- **Stated problem**
Skipping all pictures, set down the lines of the listing from the first through the one with "from matplotlib.ticker import MultipleLocator".
===== Available data =====
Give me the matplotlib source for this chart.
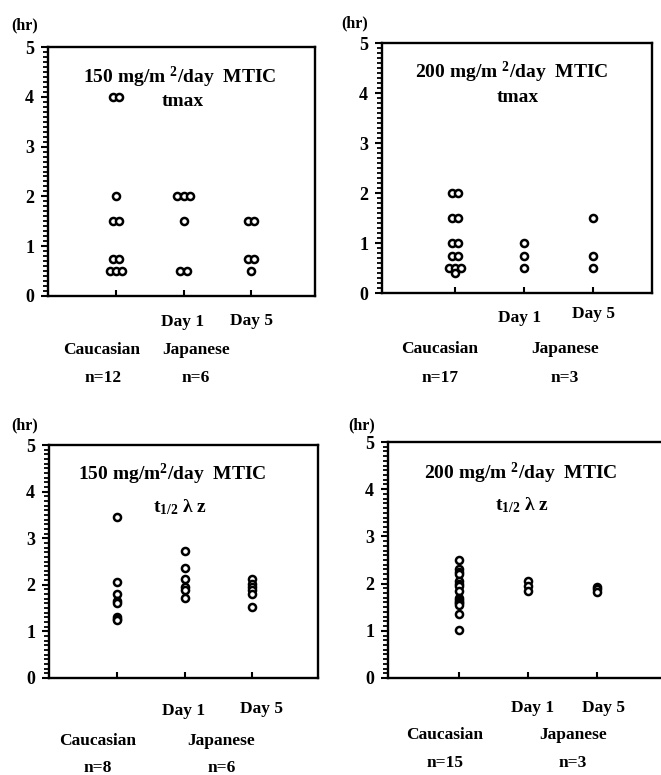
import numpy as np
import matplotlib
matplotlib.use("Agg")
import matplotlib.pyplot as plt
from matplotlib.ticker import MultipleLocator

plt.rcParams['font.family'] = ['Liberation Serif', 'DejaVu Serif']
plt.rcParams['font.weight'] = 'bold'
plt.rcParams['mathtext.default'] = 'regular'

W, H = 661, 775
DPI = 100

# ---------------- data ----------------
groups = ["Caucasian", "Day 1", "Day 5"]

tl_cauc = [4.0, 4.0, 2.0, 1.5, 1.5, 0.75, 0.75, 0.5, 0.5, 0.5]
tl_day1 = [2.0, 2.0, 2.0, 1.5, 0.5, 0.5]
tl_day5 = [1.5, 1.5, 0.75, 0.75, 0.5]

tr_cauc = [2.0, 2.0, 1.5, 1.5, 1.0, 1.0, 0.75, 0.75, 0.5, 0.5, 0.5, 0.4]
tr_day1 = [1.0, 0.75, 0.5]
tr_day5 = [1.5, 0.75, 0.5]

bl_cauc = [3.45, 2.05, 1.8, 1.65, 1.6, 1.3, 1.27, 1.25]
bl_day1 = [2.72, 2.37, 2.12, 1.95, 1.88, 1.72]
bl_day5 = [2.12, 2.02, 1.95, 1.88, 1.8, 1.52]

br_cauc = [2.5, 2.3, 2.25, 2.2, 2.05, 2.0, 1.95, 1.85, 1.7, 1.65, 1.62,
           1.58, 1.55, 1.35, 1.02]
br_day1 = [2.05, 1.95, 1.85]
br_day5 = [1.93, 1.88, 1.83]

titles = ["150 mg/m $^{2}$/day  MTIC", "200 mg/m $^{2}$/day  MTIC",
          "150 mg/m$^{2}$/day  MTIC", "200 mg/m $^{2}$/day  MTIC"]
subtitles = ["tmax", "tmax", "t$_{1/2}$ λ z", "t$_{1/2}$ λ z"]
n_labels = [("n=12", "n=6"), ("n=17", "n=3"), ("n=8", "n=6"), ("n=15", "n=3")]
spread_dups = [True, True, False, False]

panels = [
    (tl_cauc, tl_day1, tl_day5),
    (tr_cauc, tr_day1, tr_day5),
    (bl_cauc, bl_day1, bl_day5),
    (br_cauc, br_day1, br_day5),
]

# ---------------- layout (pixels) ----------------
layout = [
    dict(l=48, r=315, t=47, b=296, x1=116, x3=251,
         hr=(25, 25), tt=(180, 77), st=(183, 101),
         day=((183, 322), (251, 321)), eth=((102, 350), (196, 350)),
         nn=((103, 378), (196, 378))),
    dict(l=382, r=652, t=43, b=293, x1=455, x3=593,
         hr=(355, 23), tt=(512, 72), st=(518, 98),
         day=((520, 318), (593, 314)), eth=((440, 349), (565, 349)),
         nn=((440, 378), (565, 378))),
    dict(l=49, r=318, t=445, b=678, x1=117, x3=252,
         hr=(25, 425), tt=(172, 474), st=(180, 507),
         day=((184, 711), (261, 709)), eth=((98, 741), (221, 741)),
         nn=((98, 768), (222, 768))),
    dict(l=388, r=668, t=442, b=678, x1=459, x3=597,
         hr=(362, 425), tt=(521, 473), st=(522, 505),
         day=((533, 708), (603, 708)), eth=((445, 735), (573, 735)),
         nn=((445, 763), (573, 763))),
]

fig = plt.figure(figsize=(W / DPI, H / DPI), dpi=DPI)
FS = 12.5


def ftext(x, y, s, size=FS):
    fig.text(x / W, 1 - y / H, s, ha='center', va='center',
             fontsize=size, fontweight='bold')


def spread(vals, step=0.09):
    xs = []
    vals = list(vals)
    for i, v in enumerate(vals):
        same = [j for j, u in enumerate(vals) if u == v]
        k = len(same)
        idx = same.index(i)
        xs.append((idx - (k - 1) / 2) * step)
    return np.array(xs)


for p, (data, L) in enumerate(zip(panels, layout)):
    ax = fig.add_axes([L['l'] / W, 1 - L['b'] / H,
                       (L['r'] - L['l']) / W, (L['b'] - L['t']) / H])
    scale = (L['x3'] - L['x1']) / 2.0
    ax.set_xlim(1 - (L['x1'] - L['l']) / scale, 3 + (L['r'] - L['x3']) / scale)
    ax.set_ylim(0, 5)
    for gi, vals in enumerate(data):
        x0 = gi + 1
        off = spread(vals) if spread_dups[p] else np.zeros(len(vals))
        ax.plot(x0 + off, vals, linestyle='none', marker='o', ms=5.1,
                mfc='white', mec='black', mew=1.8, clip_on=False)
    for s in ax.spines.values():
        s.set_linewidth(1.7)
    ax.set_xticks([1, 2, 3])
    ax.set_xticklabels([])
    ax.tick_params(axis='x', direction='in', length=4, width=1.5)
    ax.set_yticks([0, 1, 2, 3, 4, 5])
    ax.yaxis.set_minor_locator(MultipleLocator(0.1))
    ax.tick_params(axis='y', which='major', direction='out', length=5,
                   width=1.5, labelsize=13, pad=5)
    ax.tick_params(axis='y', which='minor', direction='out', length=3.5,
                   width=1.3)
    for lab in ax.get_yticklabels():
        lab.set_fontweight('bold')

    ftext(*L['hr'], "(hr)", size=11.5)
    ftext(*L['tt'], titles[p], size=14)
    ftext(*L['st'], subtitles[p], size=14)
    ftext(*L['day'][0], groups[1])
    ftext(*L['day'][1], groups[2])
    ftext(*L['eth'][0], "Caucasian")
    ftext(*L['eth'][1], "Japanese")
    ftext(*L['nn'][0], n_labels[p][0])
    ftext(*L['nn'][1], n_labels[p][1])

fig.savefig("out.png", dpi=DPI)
=====
- **Reply**
Give me the matplotlib source for this chart.
import numpy as np
import matplotlib
matplotlib.use("Agg")
import matplotlib.pyplot as plt
from matplotlib.ticker import MultipleLocator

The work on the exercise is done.